**Work to be completed**
In the entries below, find the lines that contain the word "this" and copy them.

**Input records**
++++++++++

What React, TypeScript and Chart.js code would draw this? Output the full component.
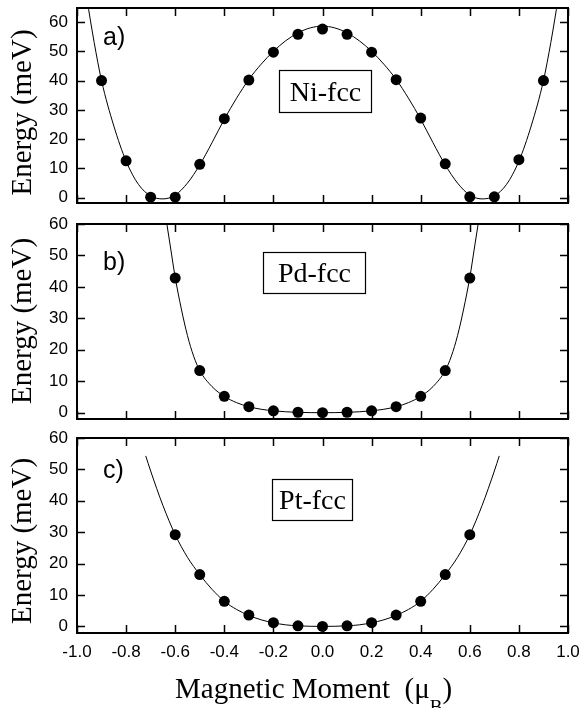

++++++++++

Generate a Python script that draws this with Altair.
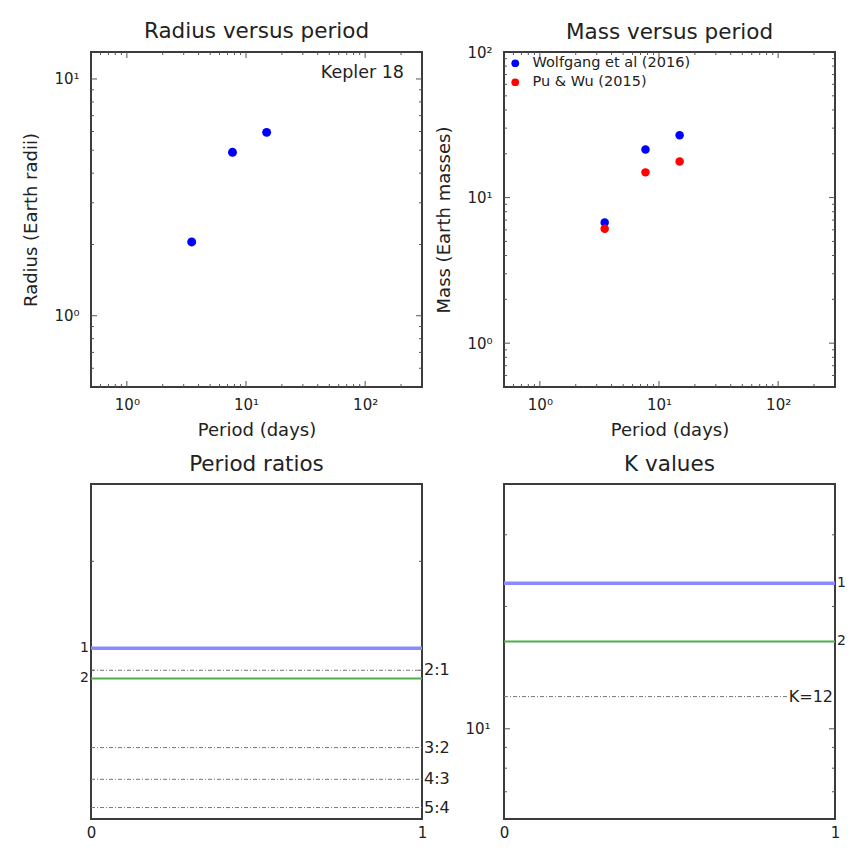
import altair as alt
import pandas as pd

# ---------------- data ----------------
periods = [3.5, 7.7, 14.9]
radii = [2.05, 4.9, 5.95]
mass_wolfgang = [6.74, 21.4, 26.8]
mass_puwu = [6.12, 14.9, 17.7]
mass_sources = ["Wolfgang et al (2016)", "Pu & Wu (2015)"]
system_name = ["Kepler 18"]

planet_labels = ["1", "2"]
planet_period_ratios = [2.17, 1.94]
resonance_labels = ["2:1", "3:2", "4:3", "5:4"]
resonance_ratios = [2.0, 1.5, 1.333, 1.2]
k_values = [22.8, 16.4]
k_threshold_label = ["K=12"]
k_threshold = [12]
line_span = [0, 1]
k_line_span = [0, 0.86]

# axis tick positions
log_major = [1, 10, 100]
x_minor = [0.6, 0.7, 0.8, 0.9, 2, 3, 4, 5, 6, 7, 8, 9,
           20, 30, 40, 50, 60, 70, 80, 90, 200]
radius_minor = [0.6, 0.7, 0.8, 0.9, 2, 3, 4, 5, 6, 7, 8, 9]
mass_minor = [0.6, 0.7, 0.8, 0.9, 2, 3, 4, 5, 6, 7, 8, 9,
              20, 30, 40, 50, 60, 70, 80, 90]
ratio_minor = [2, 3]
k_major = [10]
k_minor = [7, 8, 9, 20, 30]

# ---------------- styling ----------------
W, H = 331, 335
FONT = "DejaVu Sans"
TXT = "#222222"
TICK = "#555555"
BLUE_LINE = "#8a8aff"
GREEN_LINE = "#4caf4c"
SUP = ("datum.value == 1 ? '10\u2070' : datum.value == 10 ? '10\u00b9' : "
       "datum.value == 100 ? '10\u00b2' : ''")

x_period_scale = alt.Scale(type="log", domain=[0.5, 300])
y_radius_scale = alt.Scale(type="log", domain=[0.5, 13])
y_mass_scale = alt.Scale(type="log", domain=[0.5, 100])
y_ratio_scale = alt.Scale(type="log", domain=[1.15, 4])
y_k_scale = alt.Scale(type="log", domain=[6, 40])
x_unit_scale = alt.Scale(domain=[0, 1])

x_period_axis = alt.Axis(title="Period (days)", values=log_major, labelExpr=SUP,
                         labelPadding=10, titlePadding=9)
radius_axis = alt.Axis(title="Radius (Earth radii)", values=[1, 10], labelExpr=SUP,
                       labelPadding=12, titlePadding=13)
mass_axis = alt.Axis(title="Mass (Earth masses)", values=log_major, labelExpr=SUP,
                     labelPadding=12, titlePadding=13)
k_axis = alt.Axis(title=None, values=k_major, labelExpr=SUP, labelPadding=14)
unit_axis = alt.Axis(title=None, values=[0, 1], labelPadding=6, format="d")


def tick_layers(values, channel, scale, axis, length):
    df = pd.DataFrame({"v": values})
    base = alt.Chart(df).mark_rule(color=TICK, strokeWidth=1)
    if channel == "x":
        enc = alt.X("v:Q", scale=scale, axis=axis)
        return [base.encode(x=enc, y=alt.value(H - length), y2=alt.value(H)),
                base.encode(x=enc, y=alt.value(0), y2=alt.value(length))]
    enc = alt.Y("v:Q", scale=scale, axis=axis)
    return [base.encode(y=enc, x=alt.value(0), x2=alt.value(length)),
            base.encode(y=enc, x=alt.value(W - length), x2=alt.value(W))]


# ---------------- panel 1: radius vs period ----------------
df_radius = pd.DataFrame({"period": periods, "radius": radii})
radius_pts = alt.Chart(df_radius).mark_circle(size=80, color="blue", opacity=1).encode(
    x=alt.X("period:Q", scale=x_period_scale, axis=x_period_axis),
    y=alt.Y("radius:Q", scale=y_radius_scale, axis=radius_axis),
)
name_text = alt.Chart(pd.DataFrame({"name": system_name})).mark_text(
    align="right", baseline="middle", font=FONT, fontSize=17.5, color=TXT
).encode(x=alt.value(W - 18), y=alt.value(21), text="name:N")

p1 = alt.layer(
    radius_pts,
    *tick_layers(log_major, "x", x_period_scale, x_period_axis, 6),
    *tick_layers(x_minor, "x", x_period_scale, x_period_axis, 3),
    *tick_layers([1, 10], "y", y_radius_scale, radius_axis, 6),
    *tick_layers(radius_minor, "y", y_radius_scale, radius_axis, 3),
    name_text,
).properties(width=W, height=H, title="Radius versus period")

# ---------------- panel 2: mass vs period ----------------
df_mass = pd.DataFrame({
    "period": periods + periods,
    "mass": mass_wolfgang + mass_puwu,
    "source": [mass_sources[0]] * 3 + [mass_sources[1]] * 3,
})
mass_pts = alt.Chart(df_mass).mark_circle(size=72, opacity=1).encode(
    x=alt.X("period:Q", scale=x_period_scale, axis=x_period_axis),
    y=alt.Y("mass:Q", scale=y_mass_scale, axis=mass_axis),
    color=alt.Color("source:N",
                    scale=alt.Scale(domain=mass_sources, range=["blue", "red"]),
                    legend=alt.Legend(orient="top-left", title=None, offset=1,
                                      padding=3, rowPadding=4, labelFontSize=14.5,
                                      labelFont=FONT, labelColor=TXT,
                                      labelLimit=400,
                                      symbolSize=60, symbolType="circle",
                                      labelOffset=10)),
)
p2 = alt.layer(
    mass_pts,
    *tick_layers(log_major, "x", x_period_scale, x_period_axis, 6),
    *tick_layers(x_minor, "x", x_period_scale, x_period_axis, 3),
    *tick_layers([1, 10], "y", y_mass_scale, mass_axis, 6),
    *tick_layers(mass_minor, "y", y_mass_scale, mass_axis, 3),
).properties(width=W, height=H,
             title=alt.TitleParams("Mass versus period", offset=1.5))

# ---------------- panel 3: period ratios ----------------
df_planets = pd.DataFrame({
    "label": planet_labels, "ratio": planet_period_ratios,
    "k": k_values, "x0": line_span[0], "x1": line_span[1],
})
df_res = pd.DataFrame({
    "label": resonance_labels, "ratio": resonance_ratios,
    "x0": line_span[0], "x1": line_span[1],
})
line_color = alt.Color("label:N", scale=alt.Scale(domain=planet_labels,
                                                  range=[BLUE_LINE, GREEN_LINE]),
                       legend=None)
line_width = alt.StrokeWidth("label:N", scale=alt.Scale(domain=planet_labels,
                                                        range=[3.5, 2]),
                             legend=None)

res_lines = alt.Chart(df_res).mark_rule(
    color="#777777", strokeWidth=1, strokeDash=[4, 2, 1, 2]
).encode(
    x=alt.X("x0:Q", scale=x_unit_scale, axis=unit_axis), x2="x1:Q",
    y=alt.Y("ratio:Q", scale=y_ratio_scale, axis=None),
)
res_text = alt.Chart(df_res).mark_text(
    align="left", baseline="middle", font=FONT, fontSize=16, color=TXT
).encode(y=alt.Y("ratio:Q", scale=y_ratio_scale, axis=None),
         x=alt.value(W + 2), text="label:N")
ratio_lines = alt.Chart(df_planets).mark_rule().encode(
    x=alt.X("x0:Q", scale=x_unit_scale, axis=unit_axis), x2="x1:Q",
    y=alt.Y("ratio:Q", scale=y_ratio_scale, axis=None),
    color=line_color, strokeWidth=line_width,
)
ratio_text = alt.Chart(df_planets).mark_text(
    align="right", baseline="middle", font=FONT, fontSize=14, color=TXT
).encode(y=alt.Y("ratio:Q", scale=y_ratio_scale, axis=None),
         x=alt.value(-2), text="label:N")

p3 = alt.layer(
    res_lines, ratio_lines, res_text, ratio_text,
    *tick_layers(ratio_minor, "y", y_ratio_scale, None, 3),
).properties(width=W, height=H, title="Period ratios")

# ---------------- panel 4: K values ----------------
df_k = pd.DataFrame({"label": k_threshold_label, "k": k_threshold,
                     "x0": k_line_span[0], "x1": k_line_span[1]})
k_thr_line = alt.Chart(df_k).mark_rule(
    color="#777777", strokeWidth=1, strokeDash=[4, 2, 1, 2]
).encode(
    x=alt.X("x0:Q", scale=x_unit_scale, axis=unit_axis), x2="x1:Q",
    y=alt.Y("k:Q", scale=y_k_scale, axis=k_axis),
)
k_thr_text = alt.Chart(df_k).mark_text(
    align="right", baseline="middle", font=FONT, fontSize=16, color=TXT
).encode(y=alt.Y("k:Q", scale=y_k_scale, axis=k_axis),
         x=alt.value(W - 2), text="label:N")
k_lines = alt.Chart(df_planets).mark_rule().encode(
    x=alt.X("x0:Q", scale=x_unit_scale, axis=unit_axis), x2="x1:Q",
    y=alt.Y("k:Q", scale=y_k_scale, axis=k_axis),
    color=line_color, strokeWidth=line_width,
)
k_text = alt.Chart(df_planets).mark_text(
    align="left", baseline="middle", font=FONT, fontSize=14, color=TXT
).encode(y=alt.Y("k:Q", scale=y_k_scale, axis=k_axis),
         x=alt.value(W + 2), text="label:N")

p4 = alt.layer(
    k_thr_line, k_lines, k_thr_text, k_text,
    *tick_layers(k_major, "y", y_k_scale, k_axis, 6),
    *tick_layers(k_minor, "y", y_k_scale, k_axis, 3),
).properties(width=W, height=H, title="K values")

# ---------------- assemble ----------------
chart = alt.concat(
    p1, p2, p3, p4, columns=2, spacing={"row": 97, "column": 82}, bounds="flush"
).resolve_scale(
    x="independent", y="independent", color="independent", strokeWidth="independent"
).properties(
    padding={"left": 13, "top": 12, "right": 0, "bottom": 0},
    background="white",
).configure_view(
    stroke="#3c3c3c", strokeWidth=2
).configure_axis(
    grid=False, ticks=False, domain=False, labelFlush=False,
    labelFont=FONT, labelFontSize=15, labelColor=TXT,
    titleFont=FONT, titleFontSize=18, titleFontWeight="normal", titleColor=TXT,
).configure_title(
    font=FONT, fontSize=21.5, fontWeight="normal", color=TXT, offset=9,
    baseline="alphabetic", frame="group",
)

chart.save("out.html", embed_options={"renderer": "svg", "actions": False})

++++++++++

**Expected answer**
What React, TypeScript and Chart.js code would draw this? Output the full component.
Generate a Python script that draws this with Altair.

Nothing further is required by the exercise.